City council voted down the moratorium 5-4.
Councilman Abe McGull was one of the five who rejected the measure and spoke about the process and how the moratorium would hurt that process.
“This measure was circumventing that process. I’m a process person. I’m a lawyer and I do believe in due process. Every citizen worker, no matter what color they are, their gender, national origin, they have a right to go through that process that we’ve established for them to say, ‘Hey, this is your American dream, and whatever that dream may be, you deserve a vote on at planning and zoning or council.'”
Recreational Marijuana Tax Issue
The next of the three was an emergency bill added to the agenda, that would add a 3% sales tax to recreational marijuana sales if passed by voters.
The city says the money from that tax would go towards public safety, housing and substance abuse and mental health services.
The bill passed and Springfield voters will see that issue on a ballot on August 8.
The issue, a rezoning of several homes near the corner of National and Sunshine has been a hotbed of debate for almost a year now.
The developer, Ralph Duda, had made a request last week to have the city council send this ordinance back to Planning and Zoning, saying they had made changes.
Councilman Hosmer referred to Councilman McGull’s opinion of “due process” when voicing a distain towards the idea of sending the issue back down the chain.
“We talk about due process all the time.
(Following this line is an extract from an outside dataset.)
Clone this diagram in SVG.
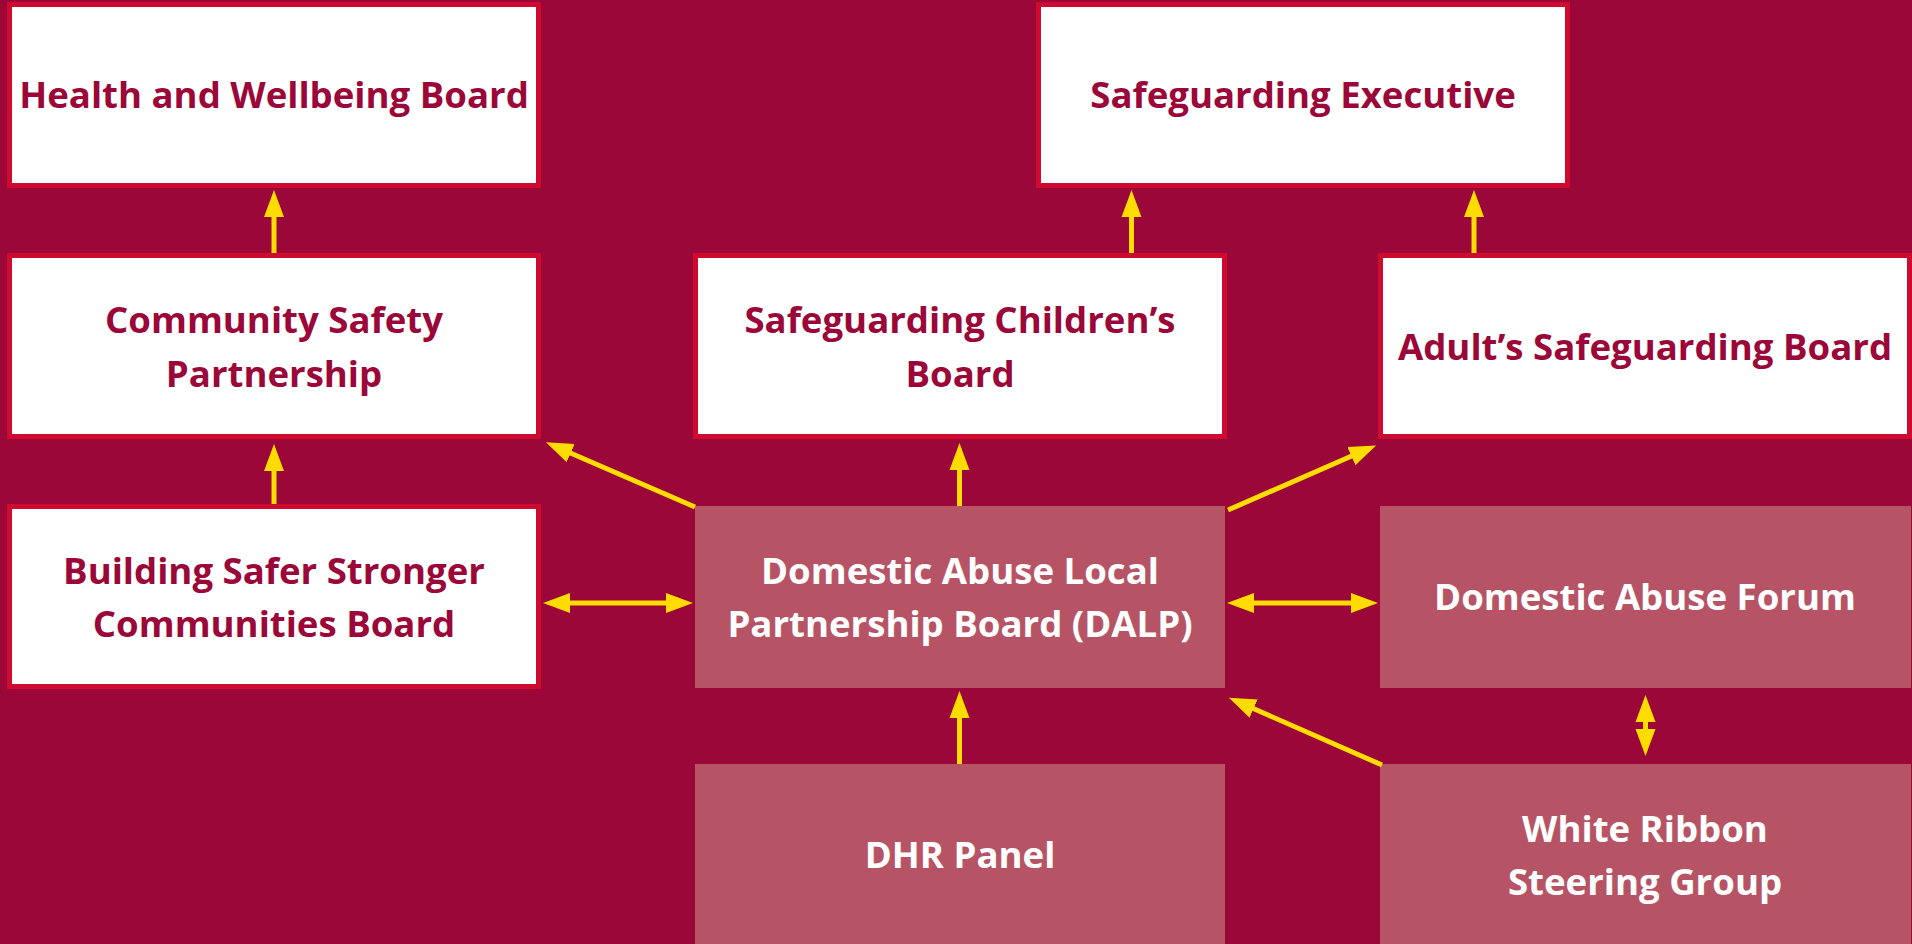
<svg xmlns="http://www.w3.org/2000/svg" width="1912" height="944" viewBox="0 0 1912 944">
<style>
.bg{fill:#9A0738}
.wbox{fill:#FFFFFF;stroke:#CE0A2F;stroke-width:5}
.pbox{fill:#B65466}
text{font-family:"Open Sans","Liberation Sans",sans-serif;font-weight:700;font-size:36.6px;text-anchor:middle}
.dt{fill:#9A0738}
.lt{fill:#FFFFFF}
.arr{stroke:#FFDC00;stroke-width:5;fill:none;marker-end:url(#ah)}
.dbl{stroke:#FFDC00;stroke-width:5;fill:none;marker-end:url(#ah);marker-start:url(#ah)}
</style>
<defs>
<marker id="ah" markerUnits="userSpaceOnUse" markerWidth="30" markerHeight="24" viewBox="0 -12 30 24" refX="1" refY="0" orient="auto-start-reverse">
<path d="M0,-10 L27,0 L0,10 z" fill="#FFDC00"/>
</marker>
</defs>
<rect class="bg" x="0" y="0" width="1912" height="944"/>

<g id="health">
<rect class="wbox" x="9.5" y="4.5" width="529" height="181"/>
<text class="dt" x="274" y="108">Health and Wellbeing Board</text>
</g>
<g id="exec">
<rect class="wbox" x="1038.5" y="4.5" width="529" height="181"/>
<text class="dt" x="1303" y="108">Safeguarding Executive</text>
</g>
<g id="csp">
<rect class="wbox" x="9.5" y="255.5" width="529" height="181"/>
<text class="dt" x="274" y="333">Community Safety</text>
<text class="dt" x="274" y="387">Partnership</text>
</g>
<g id="scb">
<rect class="wbox" x="695.5" y="255.5" width="529" height="181"/>
<text class="dt" x="960" y="333">Safeguarding Children’s</text>
<text class="dt" x="960" y="387">Board</text>
</g>
<g id="asb">
<rect class="wbox" x="1380.5" y="255.5" width="529" height="181"/>
<text class="dt" x="1645" y="360">Adult’s Safeguarding Board</text>
</g>
<g id="bssc">
<rect class="wbox" x="9.5" y="506.5" width="529" height="180"/>
<text class="dt" x="274" y="584">Building Safer Stronger</text>
<text class="dt" x="274" y="637">Communities Board</text>
</g>
<g id="dalp">
<rect class="pbox" x="695" y="506" width="530" height="182"/>
<text class="lt" x="960" y="584">Domestic Abuse Local</text>
<text class="lt" x="960" y="637">Partnership Board (DALP)</text>
</g>
<g id="daf">
<rect class="pbox" x="1380" y="506" width="531" height="182"/>
<text class="lt" x="1645" y="610">Domestic Abuse Forum</text>
</g>
<g id="dhr">
<rect class="pbox" x="695" y="764" width="530" height="182"/>
<text class="lt" x="960" y="868">DHR Panel</text>
</g>
<g id="wrsg">
<rect class="pbox" x="1380" y="764" width="531" height="182"/>
<text class="lt" x="1645" y="842">White Ribbon</text>
<text class="lt" x="1645" y="895">Steering Group</text>
</g>

<g id="connectors">
<line class="arr" x1="274" y1="253" x2="274" y2="216"/>
<line class="arr" x1="274" y1="504" x2="274" y2="470"/>
<line class="arr" x1="1131.5" y1="253" x2="1131.5" y2="216"/>
<line class="arr" x1="1474" y1="253" x2="1474" y2="216"/>
<line class="arr" x1="959.5" y1="506" x2="959.5" y2="469"/>
<line class="arr" x1="959.5" y1="764" x2="959.5" y2="717"/>
<line class="arr" x1="695" y1="507" x2="569.8" y2="452.7"/>
<line class="arr" x1="1228" y1="510" x2="1352.3" y2="455.8"/>
<line class="arr" x1="1382" y1="765" x2="1252.7" y2="708.3"/>
<line class="dbl" x1="569" y1="603" x2="667" y2="603"/>
<line class="dbl" x1="1253" y1="603" x2="1352" y2="603"/>
<line class="dbl" x1="1645.5" y1="721" x2="1645.5" y2="730"/>
</g>
</svg>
This is not due process. When the developer can tell us what to do and we send it to, we send it back and back and back until they get something that they get it. Planning and Zoning Commission that finally gets tired of dealing with this point and passes it. This isn’t planning the city of Springfield,” Hosmer said.
The tension built up when Councilman Hosmer pressed city staff about how often they met with developers and neighbors regarding this potential development as it now heads back to Planning and Zoning.
Below is a transcribed part of that interaction.
Planning Employee: No, we haven’t seen an actual plan. We have just written confirmation of things that they would like to amend, such as the building height, the landscape buffer, and they’ve described them in writing, but we haven’t seen an actual layout for.
Hosmer: How long are we going to go back to planning and zoning?
Planning Employee: What do you mean, how long?
Hosmer: Well, how long will that process take?
Planning Employee: Well, I guess it depends on planning and zoning, but they did spend two meetings on it last time, so I would assume one meeting should cover it. I think there’s three changes, but that’s just an assumption.
Hosmer: And has Planning and Zoning met with the developers. Have you met with the developers?
Planning Employee: We have discussed it. Well, I think we just you know, we had, we had a brief phone conversation about the changes they wanted to make and then they emailed us.
Hosmer: How many times have you met with the developers?
Planning Employee: Oh, boy. Maybe three. Four.
Hosmer: Who was, who was at those meetings?
Planning Employee: City staff.
Hosmer: Which city staff?
Planning Employee: Well, planning staff, for sure, but some. Some of the meetings contained public works, environmental services, building development services. It really depends on …
Hosmer: Was anyone anywhere from the manager’s office?
City Manager Jason Gage: Councilman, if you’d like to ask me if the manager’s office attended a meeting with the developer, it’s okay to do that. I will go ahead and answer that question. And no, we have not met with the developer regarding the development.
Hosmer: You’ve never met with the developer?
Gage: Not regarding the development. There’s another matter. [Crowd begins laughing] Well, people can laugh all they want, which is disrespectful. I’m going to say there was a matter in which the developer had a concern. It’s unrelated to the specifics of the development.
Hosmer: What was that meeting?
Gage: I’m not going to disclose that in a public meeting. We can talk separately on that.
Other members of city council made comments including Derek Lee.
“I’m one of nine. I don’t pretend to be any more than that, but from my perspective, it would be much more significant these changes if you met with the neighborhood and you got some buy-in from them. They may want something different than that,” Lee said.
Another tense interaction happened as Hosmer, seemingly joking back to the moratorium asks, “Could I have a substitute motion to refer this to plans and policies?”
McClure, slightly laughs then bangs the gavel twice after the crowd erupts in laughter, then says, “Please, no public display.”
Hosmer ended the council’s comments.
“They [Planning and Zoning] rejected 7Brew several times and we just kept sending it back until planning and zoning did something else or we passed it. We’ve got to either be advocates for neighborhoods or we’re advocates for developers, but it seems like we’re all one-sided. This deal was done before it ever came up to council tonight.”
Council then voted to send the issue back to Planning and Zoning.